Now it will have a focus. Now we will deliberately review our tour narrative to better align with this mission. Every tour will celebrate Minnesota. This will mean talking more about the Minneapolis Handicraft Guild, but also when we create the Servants Tour, we will discuss the challenges of being a domestic servant in Northern Minnesota.
This also means we will look for ways to be a direct agent of positive change in our region. This could be simple. For example this could be us giving free tour passes to the Boys and Girls Club. Or hosting a fundraiser for a local non-profit.
This could also mean that we pro-actively engage in our community discussion. For example we could annually take on an issue and work with stakeholders to bring about a resolution to the issue. Say, the issue was homelessness in northern Minnesota. We would provide the space to convene the stakeholders and maybe hire the facilitators to move the discussion along, until a resolution was completed. We are an ideal place for this because of our smaller intimate settings such as the Formal Dining Room to our Winter Garden, but also because of our surrounding estate to step out to relax. Sometimes tough subjects need room to breath and to be enclosed. We have both when needed. We could become the Camp David of the North.

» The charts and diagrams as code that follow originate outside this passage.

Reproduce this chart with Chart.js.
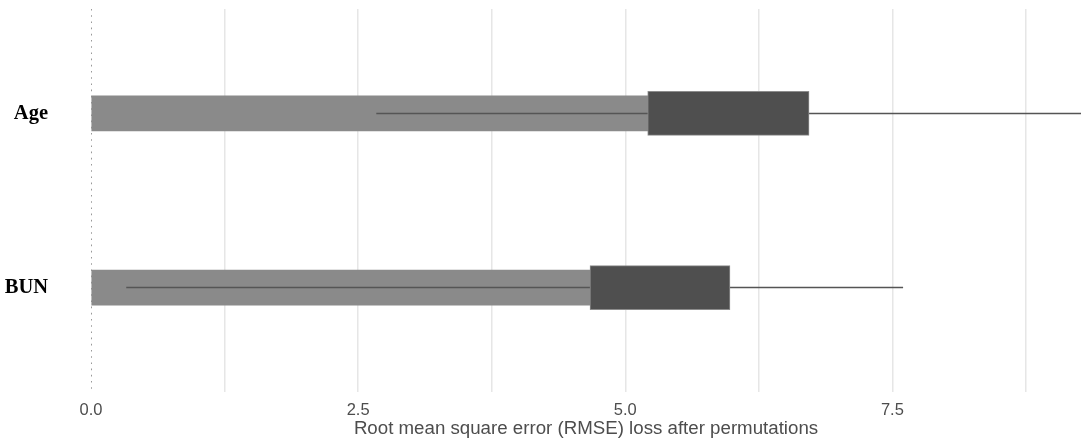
<!DOCTYPE html>
<html>
<head>
<meta charset="utf-8">
<script src="https://cdn.jsdelivr.net/npm/chart.js@4/dist/chart.umd.min.js"></script>
<style>
  html, body { margin: 0; padding: 0; background: #fff; }
  #wrap { width: 1081px; height: 444px; position: relative; }
</style>
</head>
<body>
<div id="wrap"><canvas id="plot"></canvas></div>
<script>
// variables, top to bottom
const categories = ['Age', 'BUN'];
// mean loss (light bar)
const meanLoss = [5.21, 4.67];
// boxplot of the permutation losses
const boxLow = [5.21, 4.67];
const boxHigh = [6.72, 5.98];
const whiskerLow = [2.67, 0.33];
const whiskerHigh = [9.4, 7.60];
// x axis
const xMajorTicks = [0, 2.5, 5, 7.5];
const xMinorTicks = [1.25, 3.75, 6.25, 8.75];
const xMax = 9.265;
// y range (discrete positions 1..n with padding)
const yMin = 0.4, yMax = 2.6;

const whiskerSets = categories.map((c, i) => ({
  type: 'line',
  label: c + ' whisker',
  data: [{ x: whiskerLow[i], y: i + 1 }, { x: whiskerHigh[i], y: i + 1 }],
  borderColor: '#555555',
  borderWidth: 1.5,
  pointRadius: 0,
  order: 2
}));

// dotted reference line at zero
const zeroLine = {
  type: 'line',
  label: 'zero',
  data: [{ x: 0, y: yMin }, { x: 0, y: yMax }],
  borderColor: '#6e6e6e',
  borderWidth: 1.4,
  borderDash: [1.6, 4.6],
  pointRadius: 0,
  order: 4
};

const ctx = document.getElementById('plot').getContext('2d');
const chart = new Chart(ctx, {
  type: 'bar',
  data: {
    datasets: [
      zeroLine,
      {
        label: 'mean',
        data: categories.map((c, i) => ({ x: meanLoss[i], y: i + 1 })),
        backgroundColor: '#8a8a8a',
        barThickness: 35,
        grouped: false,
        order: 3
      },
      ...whiskerSets,
      {
        label: 'box',
        data: categories.map((c, i) => ({ x: [boxLow[i], boxHigh[i]], y: i + 1 })),
        backgroundColor: '#4f4f4f',
        borderColor: '#8c8c8c',
        borderWidth: 1,
        borderSkipped: false,
        barThickness: 44,
        grouped: false,
        order: 1
      }
    ]
  },
  options: {
    indexAxis: 'y',
    responsive: true,
    maintainAspectRatio: false,
    animation: false,
    layout: { padding: { top: 9, right: 0, bottom: 4, left: 0 } },
    plugins: {
      legend: { display: false },
      tooltip: { enabled: false }
    },
    scales: {
      x: {
        type: 'linear',
        min: 0,
        max: xMax,
        afterBuildTicks: scale => {
          scale.ticks = [...xMajorTicks, ...xMinorTicks].sort((a, b) => a - b).map(v => ({ value: v }));
        },
        afterFit: scale => { scale.height = 48; },
        ticks: {
          autoSkip: false,
          maxRotation: 0,
          color: '#4d4d4d',
          padding: 10,
          font: { family: 'Liberation Sans', size: 16.5, lineHeight: 1 },
          callback: v => xMajorTicks.includes(v) ? v.toFixed(1) : ''
        },
        grid: {
          color: c => (c.tick && c.tick.value === 0) ? 'rgba(0,0,0,0)' : '#e6e6e6',
          lineWidth: 1.5,
          drawTicks: false
        },
        border: { display: false },
        title: {
          display: true,
          text: 'Root mean square error (RMSE) loss after permutations',
          color: '#4d4d4d',
          font: { family: 'Liberation Sans', size: 18.7 },
          padding: { top: 0, bottom: 0 }
        }
      },
      y: {
        type: 'linear',
        min: yMin,
        max: yMax,
        reverse: true,
        offset: false,
        afterBuildTicks: scale => {
          scale.ticks = categories.map((c, i) => ({ value: i + 1 }));
        },
        afterFit: scale => { scale.width = 91; },
        ticks: {
          color: '#000000',
          padding: 0,
          font: { family: 'Liberation Serif', size: 20.5, weight: 'bold', lineHeight: 0.1 },
          callback: v => categories[v - 1]
        },
        grid: {
          display: true,
          drawOnChartArea: false,
          drawTicks: true,
          tickLength: 43,
          tickColor: 'rgba(0,0,0,0)',
          offset: false
        },
        border: { display: false }
      }
    }
  }
});
</script>
</body>
</html>
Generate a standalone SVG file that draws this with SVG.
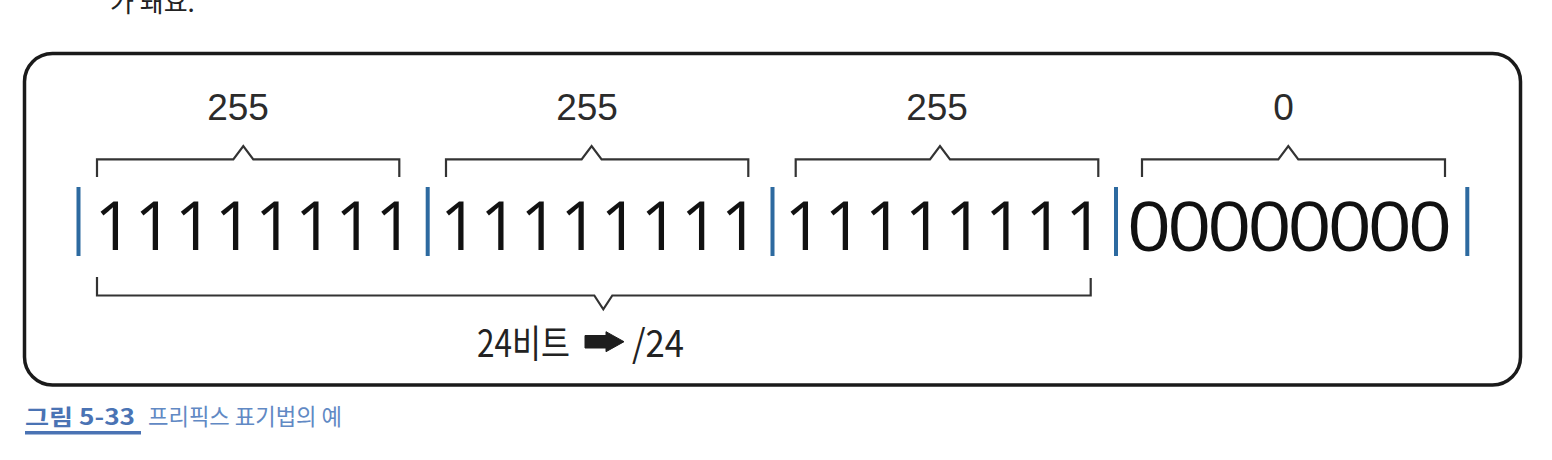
<svg xmlns="http://www.w3.org/2000/svg" width="1552" height="460" viewBox="0 0 1552 460">
<style>
.frame{fill:#fff;stroke:#1a1a1a;stroke-width:3.5}
.br{fill:none;stroke:#333;stroke-width:2.2;stroke-linejoin:miter}
.lbl{font-family:"Liberation Sans",Arial,sans-serif;font-size:37px;fill:#2b2b2b;text-anchor:middle}
.ones{font-family:"Open Sans","Noto Sans",sans-serif;font-size:67px;fill:#111;letter-spacing:1.8px}
.zeros{font-family:"Open Sans","Noto Sans",sans-serif;font-size:67px;fill:#111;letter-spacing:-3.4px}
.sep{fill:#2d6aa0}
.kr{font-family:"Noto Sans CJK KR",sans-serif}
</style>
<rect width="1552" height="460" fill="#fff"/>
<text x="110" y="12" class="kr" font-size="26" fill="#222">가 돼요.</text>
<g id="frame"><rect class="frame" x="24.5" y="53.5" width="1496" height="331.5" rx="28"/></g>
<g id="separators">
<rect class="sep" x="76.5" y="187" width="4" height="69"/>
<rect class="sep" x="425.7" y="187" width="4" height="69"/>
<rect class="sep" x="770.5" y="187" width="4" height="69"/>
<rect class="sep" x="1114" y="187" width="4" height="69"/>
<rect class="sep" x="1465.3" y="187" width="4" height="69"/>
</g>
<g id="octet1">
<text class="lbl" x="238" y="120">255</text>
<path class="br" d="M97 177V159.3H233.3L243.3 146L253.3 159.3H399.3V177"/>
<text class="ones" x="94.5" y="249.5">11111111</text>
</g>
<g id="octet2">
<text class="lbl" x="587" y="120">255</text>
<path class="br" d="M446 177V159.3H581.6L591.6 146L601.6 159.3H748.3V177"/>
<text class="ones" x="440" y="249.5">11111111</text>
</g>
<g id="octet3">
<text class="lbl" x="937" y="120">255</text>
<path class="br" d="M795.7 177V159.3H930L940 146L950 159.3H1098.3V177"/>
<text class="ones" x="784.5" y="249.5">11111111</text>
</g>
<g id="octet4">
<text class="lbl" x="1283.5" y="120">0</text>
<path class="br" d="M1142 177V159.3H1278.3L1288.3 146L1298.3 159.3H1445V177"/>
<text class="zeros" transform="translate(1127 250.5) scale(1.15 1)" x="0" y="0">00000000</text>
</g>
<g id="connectors">
<path class="br" d="M97 277V295.5H594.3L603.3 309.3L612.3 295.5H1090.7V278"/>
</g>
<g id="prefix-label">
<text class="kr" x="477" y="357" font-size="38" fill="#222" textLength="93" lengthAdjust="spacingAndGlyphs">24비트</text>
<polygon points="585,335.5 606,335.5 606,331.7 624,341.7 606,351.7 606,348 585,348" fill="#1e1e1e" stroke="#1e1e1e" stroke-width="1" stroke-linejoin="round"/>
<text class="kr" x="632" y="357" font-size="38" fill="#222" textLength="52" lengthAdjust="spacingAndGlyphs">/24</text>
</g>
<g id="caption">
<text class="kr" x="25" y="425" font-size="22" font-weight="bold" fill="#4a73b4" textLength="110" lengthAdjust="spacingAndGlyphs">그림 5-33</text>
<rect x="25" y="431" width="116" height="3.5" fill="#4a73b4"/>
<text class="kr" x="148" y="425" font-size="23" fill="#6189c4" textLength="194" lengthAdjust="spacingAndGlyphs">프리픽스 표기법의 예</text>
</g>
</svg>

Just like Chester may have done for state issues a hundred years ago.
That is our soft power.
We will become pro-active change agents for Minnesota, especially the arts and the natural environment. It will build pride in our citizens, but also convince outsiders of our talents. We will change from indirectly inspiring to directly trying to inspire an appreciation for Minnesota. It will lead us to see ourselves as change agents.
This provides us as staff with a more specific mission. A more fulfilling purpose. One that connects. One that feels genuine. One that leads to making a difference in our region. One that fits Glensheen.